### WHAT THE TASK ASKS
Extract the lines from the first one in the records below through the line containing "YELLOW = '#FFF000'", keeping both ends and leaving out any pictures.
_ _ _ _
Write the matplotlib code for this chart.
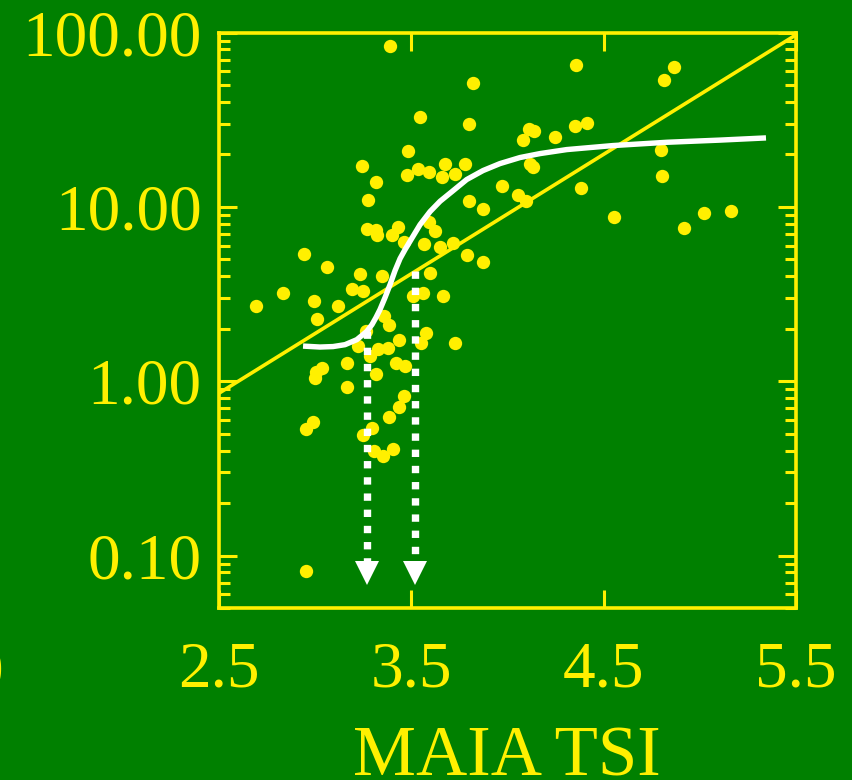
import numpy as np
import matplotlib.pyplot as plt
from matplotlib.ticker import FixedLocator, NullFormatter

plt.rcParams['font.family'] = ['Liberation Serif', 'DejaVu Serif']

GREEN = '#008000'
YELLOW = '#FFF000'

# MAIA TSI against the measured value (log axis)
tsi = [3.39, 3.82, 3.548, 3.80, 4.08, 3.486, 3.244, 3.536, 3.595, 3.675,
       3.779, 3.479, 3.66, 3.73, 3.32, 3.278, 3.971, 4.057, 4.096, 3.80,
       3.876, 3.595, 3.625, 3.27, 3.318, 3.323, 3.432, 3.403, 3.465, 3.568,
       3.651, 3.72, 3.789, 3.873, 2.946, 3.066, 3.235, 3.349, 3.597, 2.835,
       2.695, 2.998, 3.122, 3.192, 3.249, 3.512, 3.564, 3.668, 3.01, 3.361,
       3.387, 3.265, 3.225, 3.287, 3.33, 3.379, 3.436, 3.578, 3.554, 3.727,
       3.168, 3.036, 3.004, 3.0, 3.317, 3.422, 3.47, 3.168, 3.464, 3.436,
       3.384, 3.299, 3.249, 2.992, 2.955, 3.308, 3.353, 3.405, 2.955,
       4.356, 4.866, 4.814, 4.113, 4.14, 4.248, 4.353, 4.414, 4.80, 4.118,
       4.132, 4.385, 4.805, 4.556, 4.92, 5.022, 5.162]
y_vals = [83.4, 51.6, 32.9, 29.9, 24.2, 20.9, 17.2, 16.4, 15.9, 17.5,
          17.6, 15.3, 14.8, 15.5, 13.8, 11.0, 13.1, 11.7, 10.8, 10.8,
          9.7, 8.2, 7.3, 7.5, 7.4, 6.9, 7.7, 6.9, 6.3, 6.1,
          5.9, 6.2, 5.3, 4.8, 5.4, 4.5, 4.1, 4.0, 4.2, 3.2,
          2.7, 2.9, 2.7, 3.4, 3.3, 3.1, 3.2, 3.1, 2.26, 2.36,
          2.09, 1.95, 1.59, 1.40, 1.54, 1.55, 1.73, 1.90, 1.66, 1.66,
          1.27, 1.19, 1.13, 1.04, 1.10, 1.27, 1.23, 0.93, 0.82, 0.71,
          0.62, 0.54, 0.49, 0.58, 0.53, 0.40, 0.37, 0.41, 0.081,
          64.9, 63.2, 53.5, 28.1, 27.3, 25.3, 29.0, 30.3, 21.3, 17.6,
          16.9, 12.9, 15.1, 8.7, 7.6, 9.2, 9.5]

# fitted S-shaped curve
fit_x = [2.939, 3.027, 3.095, 3.157, 3.218, 3.245, 3.270, 3.297, 3.318, 3.339,
         3.365, 3.391, 3.417, 3.443, 3.469, 3.50, 3.547, 3.599, 3.651, 3.713,
         3.789, 3.874, 3.962, 4.066, 4.17, 4.309, 4.549, 4.83, 5.105, 5.344]
fit_y = [1.59, 1.57, 1.58, 1.62, 1.73, 1.83, 1.93, 2.11, 2.32, 2.58,
         3.02, 3.58, 4.31, 5.05, 5.69, 6.49, 7.91, 9.40, 10.77, 12.24,
         14.34, 16.15, 17.71, 19.18, 20.21, 21.31, 22.47, 23.47, 24.15, 24.86]

# straight regression line (log-linear)
reg_x = [2.5, 5.5]
reg_y = [0.85, 97.0]

# cut-off values marked with dotted arrows
cut_x = [3.27, 3.52]
cut_top = [1.93, 4.3]
head_base = 0.093
head_tip = 0.067

x_ticks = [2.5, 3.5, 4.5, 5.5]
x_labels = ['2.5', '3.5', '4.5', '5.5']
y_ticks = [0.1, 1, 10, 100]
y_labels = ['0.10', '1.00', '10.00', '100.00']

fig = plt.figure(figsize=(8.53, 7.80), dpi=100, facecolor=GREEN)
ax = fig.add_axes([0.2562, 0.2205, 0.677, 0.7378])
ax.set_facecolor(GREEN)

ax.scatter(tsi, y_vals, s=92, color=YELLOW, linewidths=0, zorder=2)
ax.plot(reg_x, reg_y, color=YELLOW, lw=2.6, zorder=3)
ax.plot(fit_x, fit_y, color='white', lw=3.9, solid_capstyle='butt', zorder=4)

for cx, top in zip(cut_x, cut_top):
    ax.plot([cx, cx], [top, head_base], color='white', lw=5.3,
            dashes=(1, 1.2), dash_capstyle='butt', zorder=5)
    ax.plot([cx], [np.sqrt(head_base * head_tip)], marker='v', ms=17.5,
            color='white', mew=0, zorder=5)

ax.set_yscale('log')
ax.set_xlim(2.5, 5.5)
ax.set_ylim(0.05, 100)

ax.set_xticks(x_ticks)
ax.set_xticklabels(x_labels)
ax.set_yticks(y_ticks)
ax.set_yticklabels(y_labels)
ax.yaxis.set_minor_locator(FixedLocator(
    [m * d for d in [0.01, 0.1, 1, 10] for m in range(2, 10)]))
ax.yaxis.set_minor_formatter(NullFormatter())
ax.xaxis.set_minor_locator(FixedLocator([]))

for s in ax.spines.values():
    s.set_color(YELLOW)
    s.set_linewidth(2.6)

ax.tick_params(which='both', direction='in', top=True, right=True,
               color=YELLOW, labelcolor=YELLOW, width=2.2)
ax.tick_params(which='major', length=13, labelsize=47)
ax.tick_params(which='minor', length=8)
ax.tick_params(axis='x', pad=24)
ax.tick_params(axis='y', pad=12)

ax.set_xlabel('MAIA TSI', color=YELLOW, fontsize=51, labelpad=18)

# neighbouring tick label peeking in at the left edge
fig.text(3 / 853, 1 - 690 / 780, '0', color=YELLOW, fontsize=47,
         ha='right', va='baseline')

fig.savefig('out.png', dpi=100, facecolor=GREEN)
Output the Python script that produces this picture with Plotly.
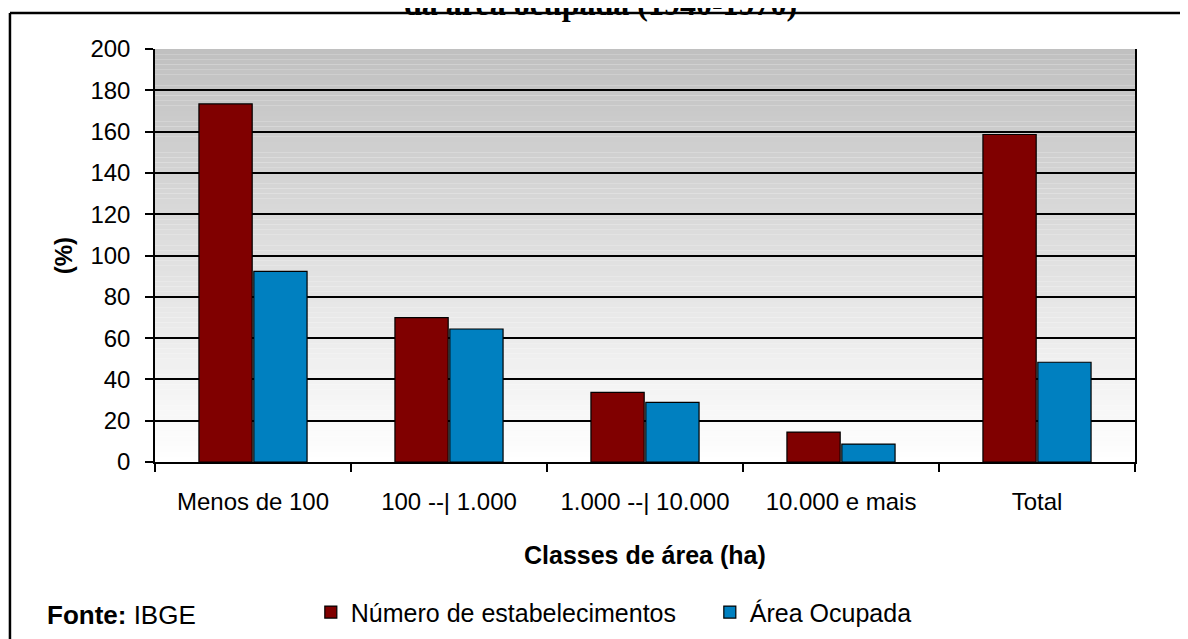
_ _ _ _
### RIGHT ANSWER
Write the matplotlib code for this chart.
import numpy as np
import matplotlib.pyplot as plt
from matplotlib.ticker import FixedLocator, NullFormatter

plt.rcParams['font.family'] = ['Liberation Serif', 'DejaVu Serif']

GREEN = '#008000'
YELLOW = '#FFF000'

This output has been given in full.